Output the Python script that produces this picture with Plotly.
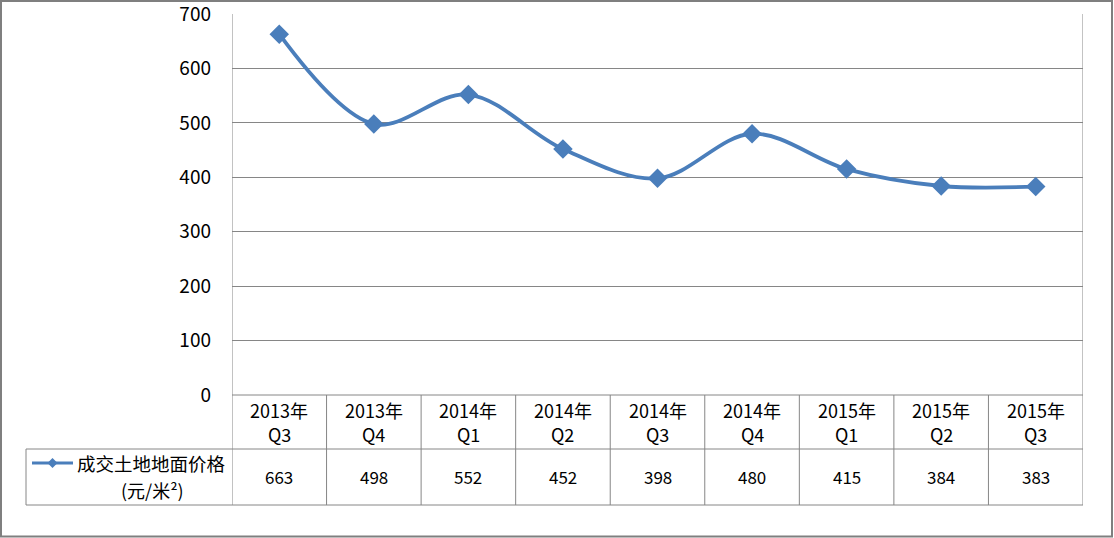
import plotly.graph_objects as go

categories_year = ["2013年", "2013年", "2014年", "2014年", "2014年", "2014年", "2015年", "2015年", "2015年"]
categories_q = ["Q3", "Q4", "Q1", "Q2", "Q3", "Q4", "Q1", "Q2", "Q3"]
values = [663, 498, 552, 452, 398, 480, 415, 384, 383]
series_name = "成交土地地面价格"
series_unit = "(元/米²)"
y_ticks = [0, 100, 200, 300, 400, 500, 600, 700]

W, H = 1114, 538
L, R, T, B = 232, 1083, 14, 395
pw, ph = R - L, B - T

def px(xpix):
    return (xpix - L) / pw

def py(ypix):
    return (B - ypix) / ph

FONT = "Noto Sans CJK SC, Liberation Sans, sans-serif"
LINE_C = "#4A7EBB"
GRID_C = "#868686"
n = len(values)
xs = list(range(n))

fig = go.Figure()
fig.add_trace(go.Scatter(
    x=xs, y=values, mode="lines+markers",
    line=dict(color=LINE_C, width=3.8, shape="spline", smoothing=1.0),
    marker=dict(symbol="diamond", size=15, color=LINE_C),
    showlegend=False, cliponaxis=False, hoverinfo="skip"))

shapes = []
for i in range(n + 1):
    shapes.append(dict(type="line", xref="x", yref="paper",
                       x0=i - 0.5, x1=i - 0.5, y0=py(505), y1=(0 if 0 < i < n else 1),
                       line=dict(color=GRID_C, width=1)))
shapes.append(dict(type="line", xref="paper", yref="paper", x0=0, x1=1, y0=0, y1=0,
                   line=dict(color=GRID_C, width=1)))
for yp in (449, 505):
    shapes.append(dict(type="line", xref="paper", yref="paper", x0=px(26), x1=1,
                       y0=py(yp), y1=py(yp), line=dict(color=GRID_C, width=1)))
shapes.append(dict(type="line", xref="paper", yref="paper", x0=px(26), x1=px(26),
                   y0=py(449), y1=py(505), line=dict(color=GRID_C, width=1)))
shapes.append(dict(type="line", xref="paper", yref="paper", x0=px(32), x1=px(73),
                   y0=py(463), y1=py(463), line=dict(color=LINE_C, width=3)))
cx, cy, d = 52.5, 463, 5
path = "M {} {} L {} {} L {} {} L {} {} Z".format(
    px(cx), py(cy - d), px(cx + d), py(cy), px(cx), py(cy + d), px(cx - d), py(cy))
shapes.append(dict(type="path", xref="paper", yref="paper", path=path,
                   fillcolor=LINE_C, line=dict(color=LINE_C, width=0)))
shapes.append(dict(type="rect", xref="paper", yref="paper", x0=px(1), x1=px(1112),
                   y0=py(536.5), y1=py(1), line=dict(color="#7F7F7F", width=2)))

annotations = []
tf = dict(family=FONT, size=18, color="#000")
for i in range(n):
    annotations.append(dict(x=i, y=py(410), xref="x", yref="paper", text=categories_year[i],
                            showarrow=False, font=tf, yanchor="middle", xanchor="center"))
    annotations.append(dict(x=i, y=py(434), xref="x", yref="paper", text=categories_q[i],
                            showarrow=False, font=tf, yanchor="middle", xanchor="center"))
    annotations.append(dict(x=i, y=py(477), xref="x", yref="paper", text=str(values[i]),
                            showarrow=False, font=dict(family=FONT, size=17, color="#000"),
                            yanchor="middle", xanchor="center"))
annotations.append(dict(x=px(75), y=py(463), xref="paper", yref="paper", text=series_name,
                        showarrow=False, font=dict(family=FONT, size=18.5, color="#000"),
                        xanchor="left", yanchor="middle"))
annotations.append(dict(x=px(152), y=py(490), xref="paper", yref="paper", text=series_unit,
                        showarrow=False, font=dict(family=FONT, size=18, color="#000"),
                        xanchor="center", yanchor="middle"))

fig.update_layout(
    width=W, height=H,
    margin=dict(l=L, r=W - R, t=T, b=H - B, pad=0, autoexpand=False),
    paper_bgcolor="white", plot_bgcolor="white",
    xaxis=dict(range=[-0.5, n - 0.5], showticklabels=False, showgrid=False,
               zeroline=False, showline=False, ticks="", automargin=False),
    yaxis=dict(range=[0, 700], tickvals=y_ticks, showgrid=True, gridcolor=GRID_C,
               gridwidth=1, zeroline=False, showline=False, ticks="", automargin=False,
               ticklabelstandoff=20, ticklabeloverflow="allow",
               tickfont=dict(family=FONT, size=19, color="#000")),
    shapes=shapes, annotations=annotations,
)

fig.write_html("out.html", config={"displayModeBar": False},
               post_script="document.body.style.margin='0';document.body.style.padding='0';")
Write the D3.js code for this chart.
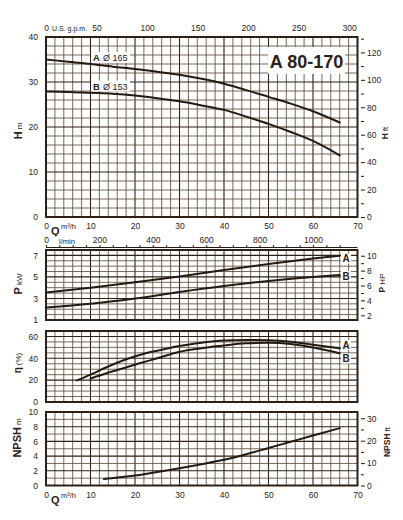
_ _ _ _ _
_EXERCISE BRIEF_: Copy every entry exactly as written. Pictures are excluded.

_COMPLETE OUTPUT_:
Output the Python script that produces this picture with Plotly.
import plotly.graph_objects as go

categories_year = ["2013年", "2013年", "2014年", "2014年", "2014年", "2014年", "2015年", "2015年", "2015年"]
categories_q = ["Q3", "Q4", "Q1", "Q2", "Q3", "Q4", "Q1", "Q2", "Q3"]
values = [663, 498, 552, 452, 398, 480, 415, 384, 383]
series_name = "成交土地地面价格"
series_unit = "(元/米²)"
y_ticks = [0, 100, 200, 300, 400, 500, 600, 700]

W, H = 1114, 538
L, R, T, B = 232, 1083, 14, 395
pw, ph = R - L, B - T

def px(xpix):
    return (xpix - L) / pw

def py(ypix):
    return (B - ypix) / ph

FONT = "Noto Sans CJK SC, Liberation Sans, sans-serif"
LINE_C = "#4A7EBB"
GRID_C = "#868686"
n = len(values)
xs = list(range(n))

fig = go.Figure()
fig.add_trace(go.Scatter(
    x=xs, y=values, mode="lines+markers",
    line=dict(color=LINE_C, width=3.8, shape="spline", smoothing=1.0),
    marker=dict(symbol="diamond", size=15, color=LINE_C),
    showlegend=False, cliponaxis=False, hoverinfo="skip"))

shapes = []
for i in range(n + 1):
    shapes.append(dict(type="line", xref="x", yref="paper",
                       x0=i - 0.5, x1=i - 0.5, y0=py(505), y1=(0 if 0 < i < n else 1),
                       line=dict(color=GRID_C, width=1)))
shapes.append(dict(type="line", xref="paper", yref="paper", x0=0, x1=1, y0=0, y1=0,
                   line=dict(color=GRID_C, width=1)))
for yp in (449, 505):
    shapes.append(dict(type="line", xref="paper", yref="paper", x0=px(26), x1=1,
                       y0=py(yp), y1=py(yp), line=dict(color=GRID_C, width=1)))
shapes.append(dict(type="line", xref="paper", yref="paper", x0=px(26), x1=px(26),
                   y0=py(449), y1=py(505), line=dict(color=GRID_C, width=1)))
shapes.append(dict(type="line", xref="paper", yref="paper", x0=px(32), x1=px(73),
                   y0=py(463), y1=py(463), line=dict(color=LINE_C, width=3)))
cx, cy, d = 52.5, 463, 5
path = "M {} {} L {} {} L {} {} L {} {} Z".format(
    px(cx), py(cy - d), px(cx + d), py(cy), px(cx), py(cy + d), px(cx - d), py(cy))
shapes.append(dict(type="path", xref="paper", yref="paper", path=path,
                   fillcolor=LINE_C, line=dict(color=LINE_C, width=0)))
shapes.append(dict(type="rect", xref="paper", yref="paper", x0=px(1), x1=px(1112),
                   y0=py(536.5), y1=py(1), line=dict(color="#7F7F7F", width=2)))

annotations = []
tf = dict(family=FONT, size=18, color="#000")
for i in range(n):
    annotations.append(dict(x=i, y=py(410), xref="x", yref="paper", text=categories_year[i],
                            showarrow=False, font=tf, yanchor="middle", xanchor="center"))
    annotations.append(dict(x=i, y=py(434), xref="x", yref="paper", text=categories_q[i],
                            showarrow=False, font=tf, yanchor="middle", xanchor="center"))
    annotations.append(dict(x=i, y=py(477), xref="x", yref="paper", text=str(values[i]),
                            showarrow=False, font=dict(family=FONT, size=17, color="#000"),
                            yanchor="middle", xanchor="center"))
annotations.append(dict(x=px(75), y=py(463), xref="paper", yref="paper", text=series_name,
                        showarrow=False, font=dict(family=FONT, size=18.5, color="#000"),
                        xanchor="left", yanchor="middle"))
annotations.append(dict(x=px(152), y=py(490), xref="paper", yref="paper", text=series_unit,
                        showarrow=False, font=dict(family=FONT, size=18, color="#000"),
                        xanchor="center", yanchor="middle"))

fig.update_layout(
    width=W, height=H,
    margin=dict(l=L, r=W - R, t=T, b=H - B, pad=0, autoexpand=False),
    paper_bgcolor="white", plot_bgcolor="white",
    xaxis=dict(range=[-0.5, n - 0.5], showticklabels=False, showgrid=False,
               zeroline=False, showline=False, ticks="", automargin=False),
    yaxis=dict(range=[0, 700], tickvals=y_ticks, showgrid=True, gridcolor=GRID_C,
               gridwidth=1, zeroline=False, showline=False, ticks="", automargin=False,
               ticklabelstandoff=20, ticklabeloverflow="allow",
               tickfont=dict(family=FONT, size=19, color="#000")),
    shapes=shapes, annotations=annotations,
)

fig.write_html("out.html", config={"displayModeBar": False},
               post_script="document.body.style.margin='0';document.body.style.padding='0';")
Write the D3.js code for this chart.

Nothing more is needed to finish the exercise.